The section goes on to say at subsection (b) that, in either category, extending the statute as to the note, typically by periodic payments having been made, without that being memorialized on the record, does not preserve the lien as to third parties, such as junior mortgagees or judgment lien holders. If there are no third party liens, the mortgage may still be foreclosed without priorities problems. Recording a payment record before the statute runs preserves the priority over those lien claimants, for five years from the date of that last payment, not from the filing. What if the statute runs on the mortgage, liens intervene, then a properly drawn extension document is recorded, followed by more liens? The filing for that extension document does not relate back, but it is effective prospectively. Those first filings (in what is sometimes called the "dead period") trump the mortgage, but the later ones do not. The importance of the record is reinforced by Ark. Code Ann. § 18-40-103, which is very similar to Ark. Code Ann. §18-49-101---but not identical. Specifically, the former statute requires a written agreement setting forth the terms of the extension or renewal and the description of the property affected to be acknowledged and recorded. The latter does not mention extension agreements, or legal descriptions but simply calls for the recordation of the payment record. The latter procedure can be used by the lender alone if the debtor for some reason cannot or will not sign an extension agreement, but the literal wording of the statute requires a payment-by-payment record, not just a present balance. A legal description is not mentioned.
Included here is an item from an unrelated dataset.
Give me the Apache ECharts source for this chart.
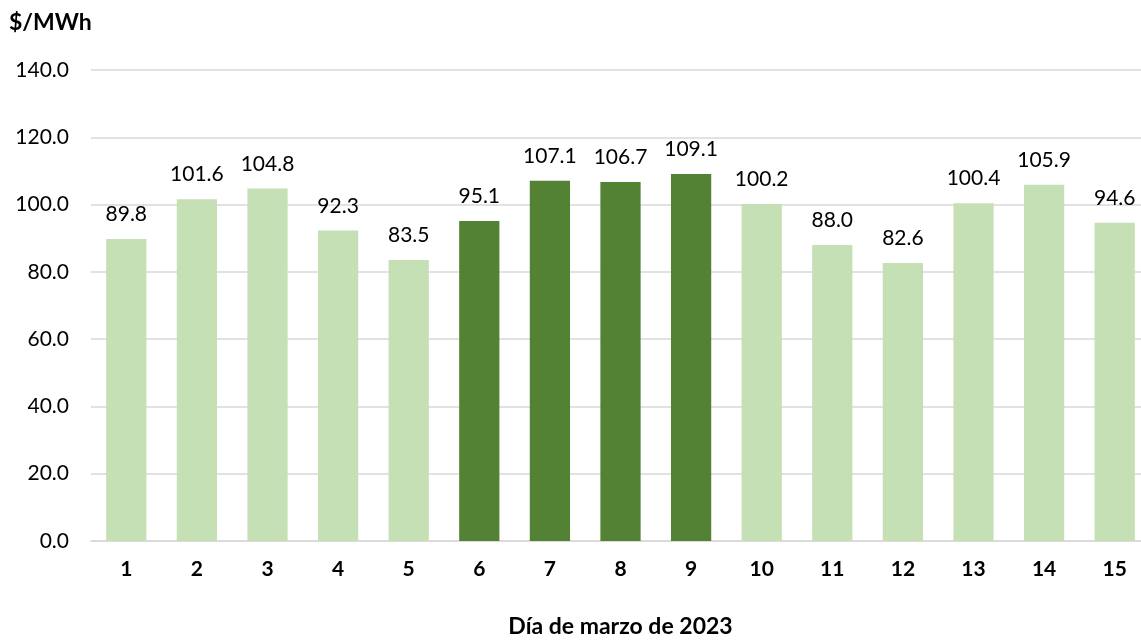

The former statute requires the terms of the extension or renewal and, as noted, a legal description, so mortgagees have to remember which tool they are using. (Arguably, referencing the recording information gives a description of the property affected but why take a chance?) In dealing with these and similar problems, forms can be a lender's friend or enemy.
A properly drawn dragnet clause in a mortgage can pick up other debts of the borrower who has mortgaged more than one property, even if there has been a statute of limitations glitch as to one of them. Conversely, using a form which recites a limitation on amounts to be secured by the mortgage (usually the note amount) can deprive the lender of the benefits of cross-collateralization, among other dangers. In all of the instances noted, there are actions which can and should be taken promptly to contain possible damage when problems surface, but the challenge will always be to anticipate rather than simply reacting.